Simulations should match measurements. Otherwise, what good are they? When doing signal integrity simulations, that starts with comprehensive stackup modeling. I quite often hear that stackup editor calculations don’t match measurements, but when I probe deeper, I usually find that the stackup has not been modeled properly. More often than not, the calculated impedance ends up being much lower than the measured impedance. Why is that? The usual culprit is dielectric constant, Er. Most folks will put in their dielectric heights and a value of 4.0 for the dielectric constant for a FR4 board. However, dielectric constant varies with dielectric height, usually within a range of 3.5 to 4.5. The thinner dielectrics typically have a dielectric constant closer to the 3.5 value, and since most stackups have a lot of 4-mil and 5-mil dielectric layers, that means that 4.0 is too high, and that the simulated stackup is showing too high of an impedance.
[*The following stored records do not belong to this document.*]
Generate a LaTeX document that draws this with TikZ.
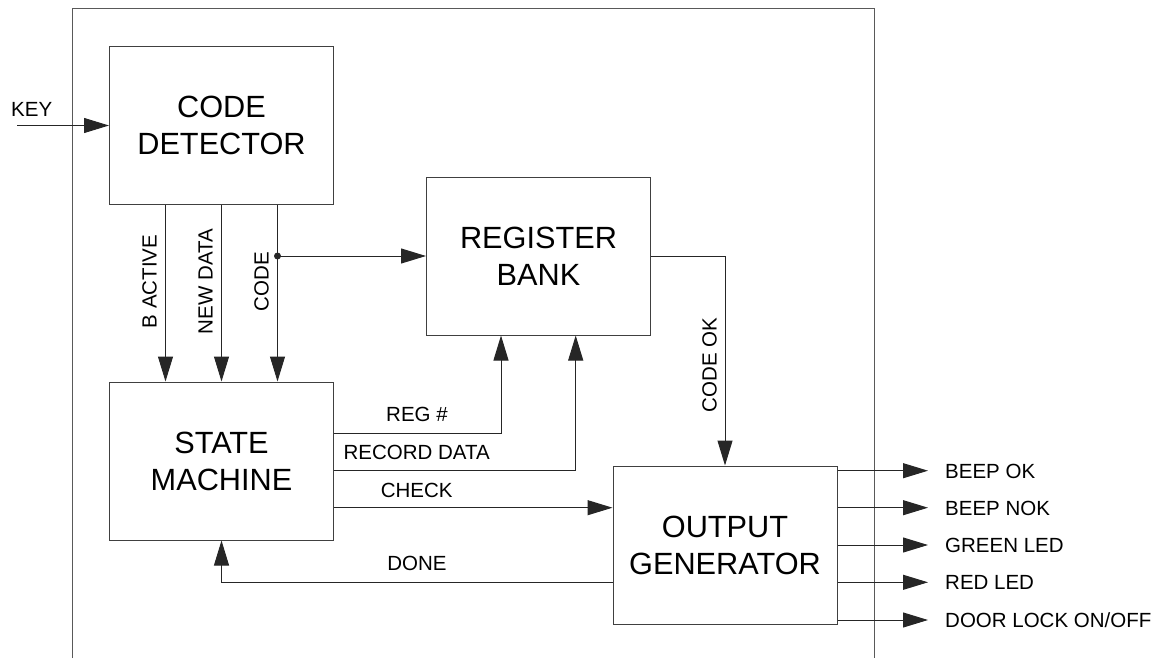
\documentclass[tikz,border=0pt]{standalone}
\usepackage{fontspec}
\setmainfont{Liberation Sans}
\usetikzlibrary{positioning,arrows.meta}

\tikzset{
  block/.style={draw=black!75, line width=1pt, minimum width=224pt, minimum height=158pt,
    inner sep=0pt, align=center, font=\fontsize{30.7}{37}\selectfont},
  arr/.style={-{Triangle[length=25pt,width=15pt]}, line width=1pt, draw=black!85},
  lbl/.style={inner sep=0pt, font=\fontsize{20.5}{24}\selectfont},
}

\begin{document}
\begin{tikzpicture}[x=1pt,y=-1pt]
  \useasboundingbox (0,0) rectangle (1155,658);
  \draw[black!65, line width=1pt] (72.5,658) -- (72.5,9) -- (874,9) -- (874,658);

  \node[block] (code) at (221.5,125.5) {CODE\\DETECTOR};
  \node[block] (bank) at (538.5,256) {REGISTER\\BANK};
  \node[block] (state) at (221.5,461) {STATE\\MACHINE};
  \node[block] (out) at (725,545) {OUTPUT\\GENERATOR};

  \coordinate (kin) at (17,125.5);
  \node[lbl, anchor=base] (key) at (31.7,116.7) {KEY};
  \draw[arr] (kin) -- (code.west);

  \draw[arr] ([xshift=-56pt]code.south) -- ([xshift=-56pt]state.north);
  \draw[arr] (code.south) -- (state.north);
  \coordinate (cd) at ([xshift=56pt]code.south);
  \draw[arr] (cd) -- (cd |- state.north);
  \fill[black!85] (cd |- bank.west) circle (3.5pt);
  \draw[arr] (cd |- bank.west) -- (bank.west);
  \node[lbl, rotate=90, anchor=base] (bact) at (156.7,281.5) {B ACTIVE};
  \node[lbl, rotate=90, anchor=base] (ndata) at (212.7,281.5) {NEW DATA};
  \node[lbl, rotate=90, anchor=base] (cdlbl) at (268.5,281.5) {CODE};

  \draw[arr] ([yshift=27.7pt]state.east) -| ([xshift=-37.5pt]bank.south);
  \draw[arr] ([yshift=-9.7pt]state.east) -| ([xshift=37.2pt]bank.south);
  \draw[arr] ([yshift=-46.7pt]state.east) -- ([yshift=37.3pt]out.west);
  \draw[arr] ([yshift=-37.3pt]out.west) -| (state.south);
  \node[lbl, anchor=base] (reg) at (417,421.7) {REG \#};
  \node[lbl, anchor=base] (rec) at (416.7,459) {RECORD DATA};
  \node[lbl, anchor=base] (chk) at (416.7,497.3) {CHECK};
  \node[lbl, anchor=base] (done) at (417,570.7) {DONE};

  \draw[arr] (bank.east) -| (out.north);
  \node[lbl, rotate=90, anchor=base] (ok) at (716.7,365) {CODE OK};

  \coordinate (o1) at (928,470.7);
  \coordinate (o2) at (928,507.7);
  \coordinate (o3) at (928,545);
  \coordinate (o4) at (928,582.3);
  \coordinate (o5) at (928,620);
  \draw[arr] (out.east |- o1) -- (o1);
  \draw[arr] (out.east |- o2) -- (o2);
  \draw[arr] (out.east |- o3) -- (o3);
  \draw[arr] (out.east |- o4) -- (o4);
  \draw[arr] (out.east |- o5) -- (o5);
  \node[lbl, anchor=base west] (beepok) at (945,478) {BEEP OK};
  \node[lbl, anchor=base west] (beepnok) at (945,515) {BEEP NOK};
  \node[lbl, anchor=base west] (green) at (945,552.3) {GREEN LED};
  \node[lbl, anchor=base west] (red) at (945,589.6) {RED LED};
  \node[lbl, anchor=base west] (door) at (945,627.3) {DOOR LOCK ON/OFF};
\end{tikzpicture}
\end{document}
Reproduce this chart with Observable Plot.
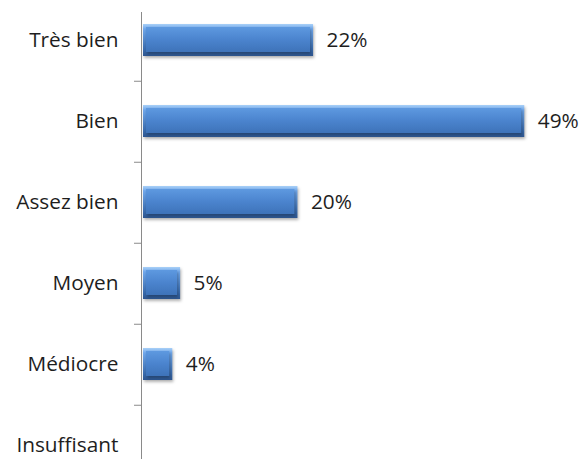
<!DOCTYPE html>
<html><head><meta charset="utf-8">
<script src="https://cdn.jsdelivr.net/npm/d3@7"></script>
<script src="https://cdn.jsdelivr.net/npm/@observablehq/plot@0.6"></script>
<style>body{margin:0;background:#fff;overflow:hidden}</style>
</head><body><div id="chart"></div>
<script>
const categories = ["Très bien", "Bien", "Assez bien", "Moyen", "Médiocre", "Insuffisant"];
const values = [22, 49, 20, 5, 4, 0];
const data = categories.map((c, i) => ({c, v: values[i]}));

const chart = Plot.plot({
  width: 583, height: 459,
  marginLeft: 141, marginRight: 4, marginTop: 0, marginBottom: 0,
  style: {fontFamily: "'Open Sans', sans-serif", fontSize: "20.8px", color: "#1e1e1e", background: "#fff"},
  x: {domain: [0, 56], axis: null},
  y: {domain: categories, range: [-1.5, 487.5], paddingInner: 0.6, paddingOuter: 0.3, axis: null},
  marks: [
    Plot.axisY({tickSize: 0, tickPadding: 23, fontSize: 20.8, fill: "#1e1e1e", label: null}),
    Plot.ruleY(categories.slice(0, -1), {y: d => d, x1: 0, x2: 0, dy: 40.75, insetLeft: -7, stroke: "#8a8a8a"}),
    Plot.barX(data.filter(d => d.v > 0), {x: "v", y: "c", fill: "url(#outerGrad)", insetLeft: 2}),
    Plot.barX(data.filter(d => d.v > 0), {x: "v", y: "c", fill: "url(#innerGrad)", insetLeft: 5, insetRight: 3, insetTop: 3, insetBottom: 4}),
    Plot.ruleX([0], {stroke: "#8a8a8a", insetTop: 12}),
    Plot.text(data.filter(d => d.v > 0), {x: "v", y: "c", text: d => d.v + "%", textAnchor: "start", dx: 13, fontSize: 20.8, fill: "#1e1e1e"})
  ]
});
d3.select(chart).insert("defs", ":first-child").html(`
  <linearGradient id="outerGrad" x1="0" y1="0" x2="0" y2="1">
    <stop offset="0" stop-color="#a9d0f7"/>
    <stop offset="0.15" stop-color="#70a8ec"/>
    <stop offset="0.8" stop-color="#3a6cae"/>
    <stop offset="1" stop-color="#2e5690"/>
  </linearGradient>
  <linearGradient id="innerGrad" x1="0" y1="0" x2="0" y2="1">
    <stop offset="0" stop-color="#5e99e0"/>
    <stop offset="0.5" stop-color="#4b84ce"/>
    <stop offset="1" stop-color="#3e73b9"/>
  </linearGradient>`);
d3.select(chart).selectAll("g[aria-label='bar'] rect").style("filter", "drop-shadow(1px 2px 1.5px rgba(0,0,0,0.3))");
document.getElementById("chart").append(chart);
</script></body></html>
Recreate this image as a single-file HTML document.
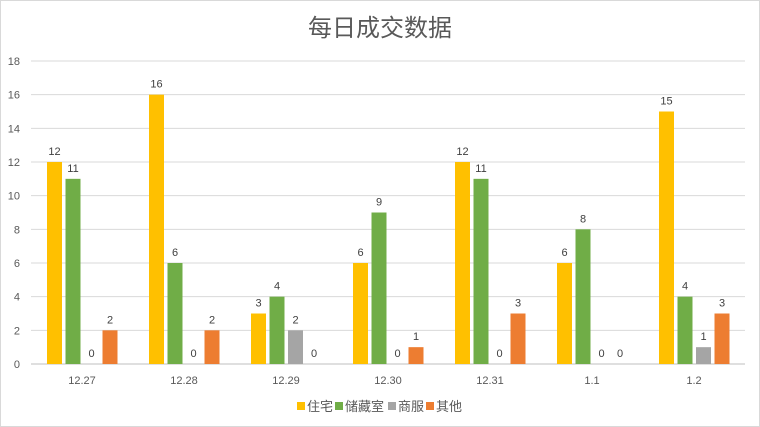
<!DOCTYPE html>
<html><head><meta charset="utf-8"><style>
body{margin:0;background:#fff}
svg{display:block;font-family:"Liberation Sans","Noto Sans CJK SC",sans-serif}
</style></head><body>
<svg id="chart" width="760" height="427" viewBox="0 0 760 427">
<rect x="0.5" y="0.5" width="759" height="426" fill="#fff" stroke="#d9d9d9"/>
<text x="380" y="36" text-anchor="middle" font-size="24" fill="#595959">每日成交数据</text>
<g id="grid"></g><g id="bars"></g><g id="labels"></g>
<g font-size="13" fill="#595959">
<g><rect x="297" y="402" width="8" height="8" fill="#ffc000"/><text x="307" y="411">住宅</text></g>
<g><rect x="335" y="402" width="8" height="8" fill="#70ad47"/><text x="345" y="411">储藏室</text></g>
<g><rect x="388" y="402" width="8" height="8" fill="#a5a5a5"/><text x="398" y="411">商服</text></g>
<g><rect x="426" y="402" width="8" height="8" fill="#ed7d31"/><text x="436" y="411">其他</text></g>
</g>
</svg>
<script>
const categories=["12.27","12.28","12.29","12.30","12.31","1.1","1.2"];
const residential=[12,16,3,6,12,6,15];
const storage=[11,6,4,9,11,8,4];
const commercial=[0,0,2,0,0,0,1];
const other=[2,2,0,1,3,0,3];
const yTicks=[0,2,4,6,8,10,12,14,16,18];
const seriesList=[["residential",residential,"#ffc000"],["storage",storage,"#70ad47"],["commercial",commercial,"#a5a5a5"],["other",other,"#ed7d31"]];
const NS="http://www.w3.org/2000/svg";
const x0=31,x1=745,yBase=364,yTop=61,yMax=18;
const y=v=>yBase-(v/yMax)*(yBase-yTop);
const bw=(x1-x0)/categories.length;
const xc=i=>x0+bw*(i+0.5);
function mk(tag,attrs,parent,text){const e=document.createElementNS(NS,tag);for(const k in attrs)e.setAttribute(k,attrs[k]);if(text!==undefined)e.textContent=text;parent.appendChild(e);return e;}
const grid=document.getElementById("grid"),bars=document.getElementById("bars"),labels=document.getElementById("labels");
yTicks.forEach(t=>{
  const l=mk("line",{x1:x0,x2:x1,y1:y(t),y2:y(t),stroke:t===0?"#bfbfbf":"#d9d9d9","stroke-width":1},grid);
  
  
  const tx=mk("text",{x:20,y:y(t)+4,"text-anchor":"end","font-size":11,fill:"#595959"},grid,String(t));
  
  
});
const barW=15,step=18.5;
categories.forEach((c,i)=>{
  const tx=mk("text",{x:xc(i),y:384,"text-anchor":"middle","font-size":11,fill:"#595959"},labels,c);
  
  
  seriesList.forEach(([name,vals,col],s)=>{
    const bx=xc(i)-35+s*step, v=vals[i];
    const r=mk("rect",{x:bx,y:y(v),width:barW,height:yBase-y(v),fill:col},bars);
    
    
    const lb=mk("text",{x:bx+barW/2,y:y(v)-7,"text-anchor":"middle","font-size":11,fill:"#404040"},labels,String(v));
    
    
  });
});
</script>
</body></html>
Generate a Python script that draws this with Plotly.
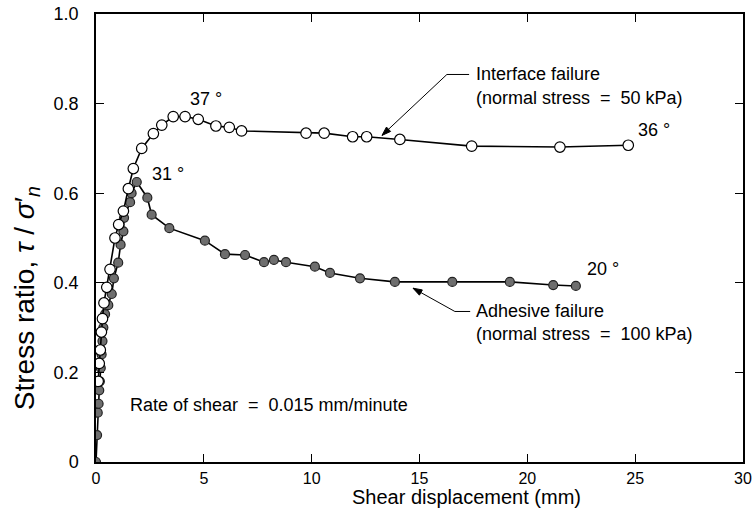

Dielectric constant is also very important in determining timing numbers. With many of today’s modern busses being source-synchronous, skew is more important than actual flight time so this is becoming less of a concern, but there are still plenty of common-clock interfaces that require accurate prediction of signal flight time.
So, talk to your manufacturer and make sure you are including the right dielectric constant in your stackup calculations. It is a crucial first step to making sure your simulations are accurate.